▸ **DATA EXCERPT**:
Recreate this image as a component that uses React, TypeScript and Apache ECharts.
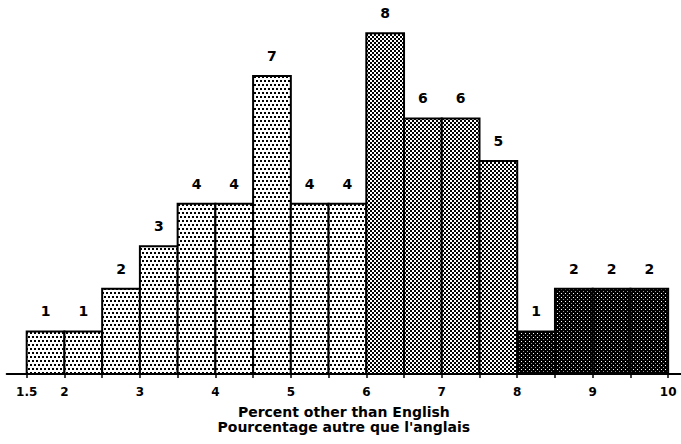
import React, { useEffect, useRef } from "react";
import * as echarts from "echarts";

const binStarts = [1.5, 2, 2.5, 3, 3.5, 4, 4.5, 5, 5.5, 6, 6.5, 7, 7.5, 8, 8.5, 9, 9.5];
const binEnds = [2, 2.5, 3, 3.5, 4, 4.5, 5, 5.5, 6, 6.5, 7, 7.5, 8, 8.5, 9, 9.5, 10];
const counts = [1, 1, 2, 3, 4, 4, 7, 4, 4, 8, 6, 6, 5, 1, 2, 2, 2];
const shadeGroups = [0, 0, 0, 0, 0, 0, 0, 0, 0, 1, 1, 1, 1, 2, 2, 2, 2];
const tickValues = [1.5, 2, 2.5, 3, 3.5, 4, 4.5, 5, 5.5, 6, 6.5, 7, 7.5, 8, 8.5, 9, 9.5, 10];
const labelValues = [1.5, 2, 3, 4, 5, 6, 7, 8, 9, 10];
const axisTitle = "Percent other than English\nPourcentage autre que l'anglais";

const FONT = '"DejaVu Sans", sans-serif';

function makeTile(w: number, h: number, bg: string, dots: [number, number, number, number, string][]) {
  const c = document.createElement("canvas");
  c.width = w;
  c.height = h;
  const ctx = c.getContext("2d")!;
  ctx.fillStyle = bg;
  ctx.fillRect(0, 0, w, h);
  dots.forEach(([x, y, dw, dh, col]) => {
    ctx.fillStyle = col;
    ctx.fillRect(x, y, dw, dh);
  });
  return { image: c, repeat: "repeat", imageWidth: w, imageHeight: h } as any;
}

export default function App() {
  const ref = useRef<HTMLDivElement>(null);
  useEffect(() => {
    if (!ref.current) return;
    const chart = echarts.init(ref.current, undefined, { renderer: "svg" });
    const patterns = [
      makeTile(8, 8, "#ffffff", [
        [0, 0, 2, 2, "#000"],
        [4, 0, 2, 2, "#000"],
        [2, 4, 2, 2, "#000"],
        [6, 4, 2, 2, "#000"],
      ]),
      makeTile(4, 4, "#ffffff", [
        [0, 0, 2, 2, "#000"],
        [2, 2, 2, 2, "#000"],
      ]),
      makeTile(4, 4, "#000000", [
        [1, 1, 1, 1, "#fff"],
        [3, 3, 1, 1, "#999"],
      ]),
    ];
    const data = counts.map((c, i) => [binStarts[i], binEnds[i], c, shadeGroups[i]]);
    chart.setOption({
      animation: false,
      grid: { left: 6.7, right: 0, top: 33.3, bottom: 70 },
      xAxis: {
        type: "value",
        min: 1.235,
        max: 10.17,
        splitLine: { show: false },
        axisLine: { show: true, lineStyle: { color: "#000", width: 2 } },
        axisTick: { show: true, customValues: tickValues, length: 4, lineStyle: { color: "#000", width: 1.5 } },
        axisLabel: {
          customValues: labelValues,
          color: "#000",
          fontFamily: FONT,
          fontWeight: "bold",
          fontSize: 12,
          margin: 12,
          formatter: (v: number) => String(v),
        },
        name: axisTitle,
        nameLocation: "middle",
        nameGap: 30,
        nameTextStyle: { color: "#000", fontFamily: FONT, fontWeight: "bold", fontSize: 14, lineHeight: 15 },
      },
      yAxis: { type: "value", min: 0, max: 8, show: false, splitLine: { show: false } },
      series: [
        {
          type: "custom",
          data,
          renderItem: (params: any, api: any) => {
            const s = api.value(0);
            const e = api.value(1);
            const v = api.value(2);
            const g = api.value(3);
            const tl = api.coord([s, v]);
            const br = api.coord([e, 0]);
            return {
              type: "group",
              children: [
                {
                  type: "rect",
                  shape: { x: tl[0], y: tl[1], width: br[0] - tl[0], height: br[1] - tl[1] },
                  style: { fill: patterns[g], stroke: "#000", lineWidth: 2 },
                },
                {
                  type: "text",
                  x: (tl[0] + br[0]) / 2,
                  y: tl[1] - 20,
                  style: {
                    text: String(v),
                    fill: "#000",
                    font: `bold 14px ${FONT}`,
                    align: "center",
                    verticalAlign: "middle",
                  },
                },
              ],
            };
          },
        },
      ],
    });
    return () => chart.dispose();
  }, []);
  return <div ref={ref} style={{ position: "absolute", left: 0, top: 0, width: 681, height: 444 }} />;
}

▸ **OBJECTIVE**:
Exactly restate the lines from the beginning of the data through the line with "import * as", and no others, keeping pictures out.

▸ **TASK RESPONSE**:
Recreate this image as a component that uses React, TypeScript and Apache ECharts.
import React, { useEffect, useRef } from "react";
import * as echarts from "echarts";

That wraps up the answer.